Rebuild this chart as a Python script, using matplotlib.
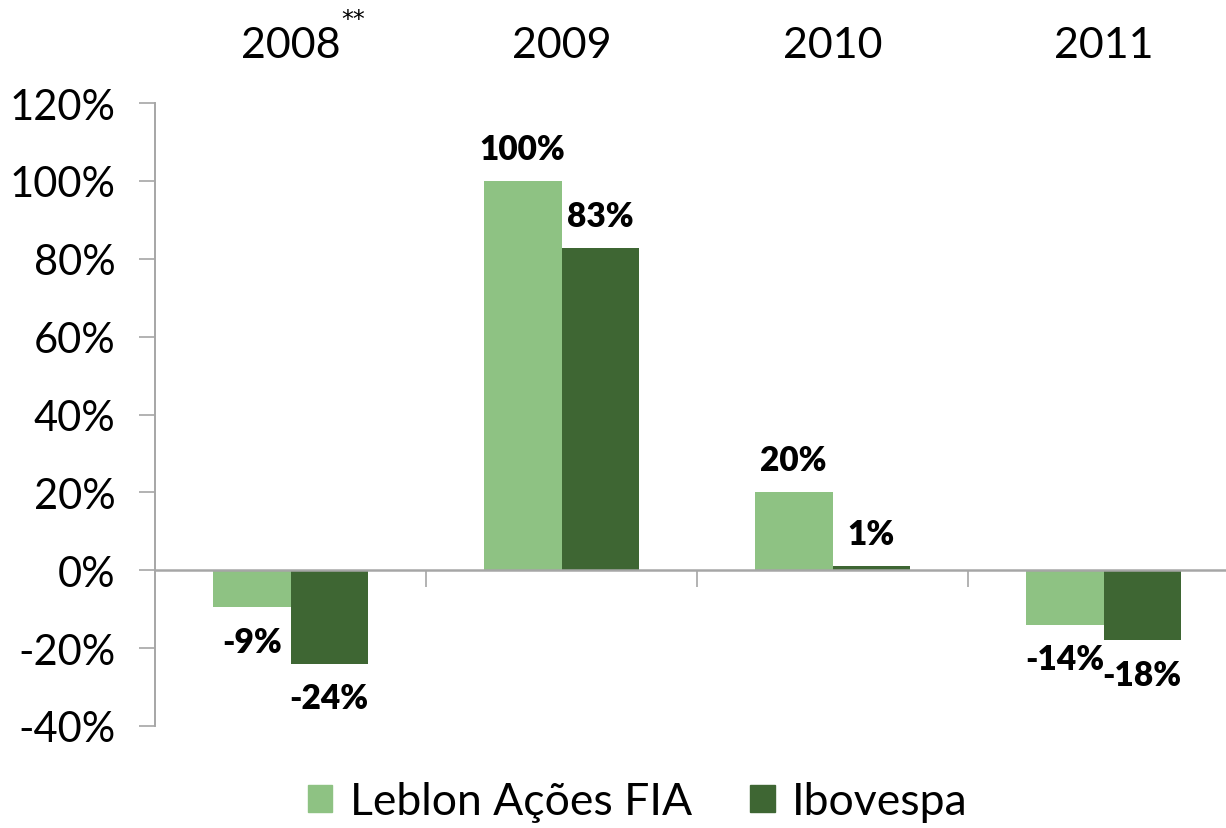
import matplotlib
matplotlib.use("Agg")
import matplotlib.pyplot as plt
import numpy as np
from matplotlib.patches import Patch

years = ["2008", "2009", "2010", "2011"]
series_names = ["Leblon Ações FIA", "Ibovespa"]
leblon = [-9.5, 100.0, 20.0, -14.0]
ibovespa = [-24.0, 82.7, 1.0, -18.0]
leblon_labels = ["-9%", "100%", "20%", "-14%"]
ibovespa_labels = ["-24%", "83%", "1%", "-18%"]
yticks = [-40, -20, 0, 20, 40, 60, 80, 100, 120]
ytick_labels = ["-40%", "-20%", "0%", "20%", "40%", "60%", "80%", "100%", "120%"]

c_light = "#8EC283"
c_dark = "#3E6633"
spine_c = "#A6A6A6"
FONT = ["Lato", "DejaVu Sans"]
plt.rcParams["font.family"] = FONT

W, H = 1226, 829
fig = plt.figure(figsize=(W / 100, H / 100), dpi=100)
left, right, top, bottom = 155, 1239, 104, 727
ax = fig.add_axes([left / W, 1 - bottom / H, (right - left) / W, (bottom - top) / H])

x = np.arange(len(years)) + 0.5
bw = 0.286
ax.bar(x - bw / 2, leblon, bw, color=c_light, zorder=2)
ax.bar(x + bw / 2, ibovespa, bw, color=c_dark, zorder=2)

def lab(xs, vals, texts):
    for xi, v, t in zip(xs, vals, texts):
        off = 23 if v >= 0 else -25
        ax.annotate(t, xy=(xi, v), xytext=(0, off), textcoords="offset points",
                    ha="center", va="center", fontsize=24, fontweight="heavy",
                    color="black", zorder=3)

lab(x - bw / 2, leblon, leblon_labels)
lab(x + bw / 2, ibovespa, ibovespa_labels)

ax.set_xlim(0, len(years))
ax.set_ylim(-40, 120)
ax.set_yticks(yticks)
ax.set_yticklabels(ytick_labels, fontsize=30)
ax.tick_params(axis="y", direction="out", length=11.5, width=1.2, color=spine_c, pad=17)

for s in ["top", "right"]:
    ax.spines[s].set_visible(False)
ax.spines["left"].set_color(spine_c)
ax.spines["left"].set_linewidth(1.4)
ax.spines["bottom"].set_position(("data", 0))
ax.spines["bottom"].set_color(spine_c)
ax.spines["bottom"].set_linewidth(1.8)
ax.set_xticks(np.arange(1, len(years) + 1))
ax.set_xticklabels([])
ax.tick_params(axis="x", direction="out", length=12, width=1.2, color=spine_c)

sec = ax.secondary_xaxis("top")
sec.set_xticks(x)
sec.set_xticklabels(years, fontsize=31)
sec.tick_params(length=0, pad=28)
sec.spines["top"].set_visible(False)

ax.annotate("**", xy=(x[0], 1), xycoords=("data", "axes fraction"),
            xytext=(63, 84), textcoords="offset pixels", ha="center", va="center",
            fontsize=17, family=["DejaVu Sans"])

handles = [Patch(color=c_light), Patch(color=c_dark)]
fig.legend(handles, series_names, loc="center", bbox_to_anchor=(638 / W, 1 - 803 / H),
           ncol=2, frameon=False, fontsize=32, handlelength=0.55, handleheight=0.55,
           handletextpad=0.4, columnspacing=1.3)

fig.savefig("out.png", dpi=100)
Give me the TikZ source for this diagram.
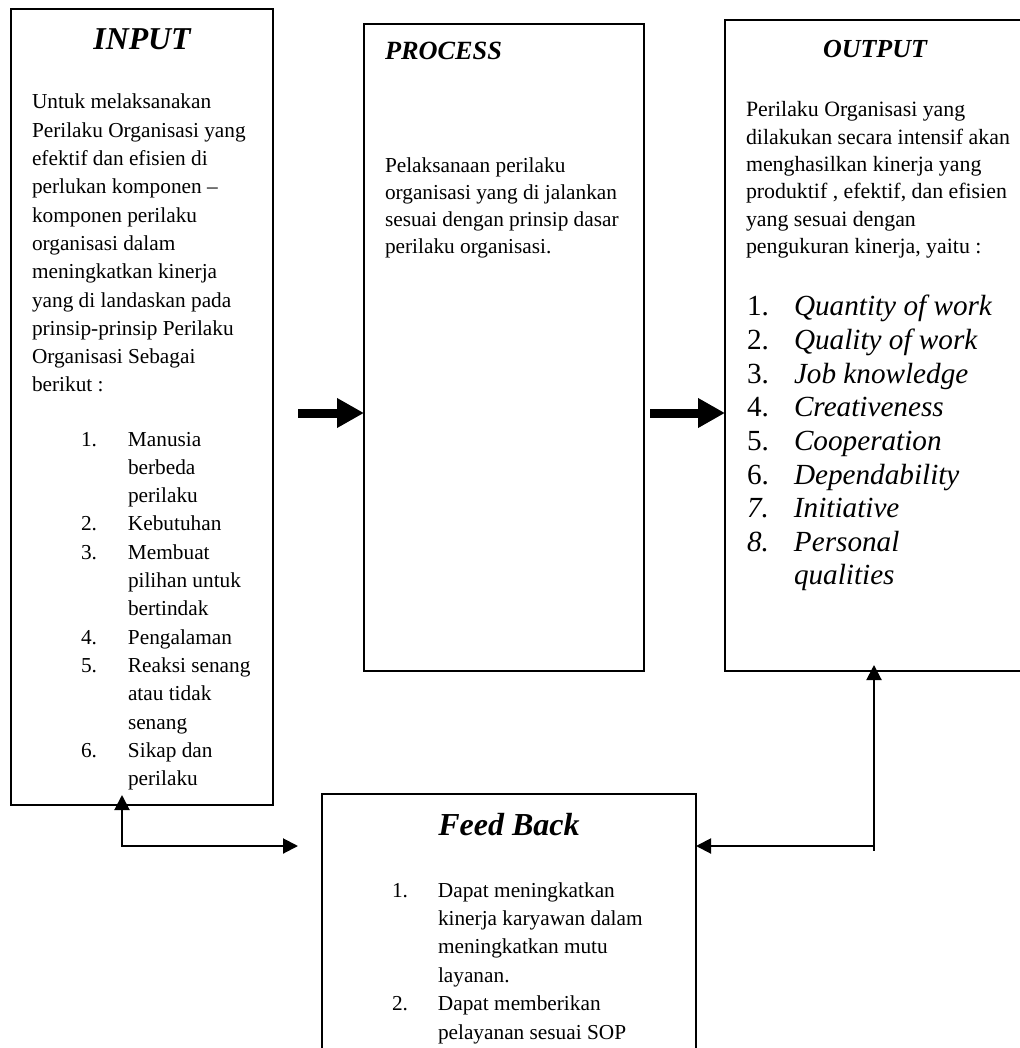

■ **Directions**: Extract every line above that contains the word "matplotlib".

■ **Finished answer**:
Rebuild this chart as a Python script, using matplotlib.
import matplotlib
matplotlib.use("Agg")
import matplotlib.pyplot as plt
from matplotlib.patches import Patch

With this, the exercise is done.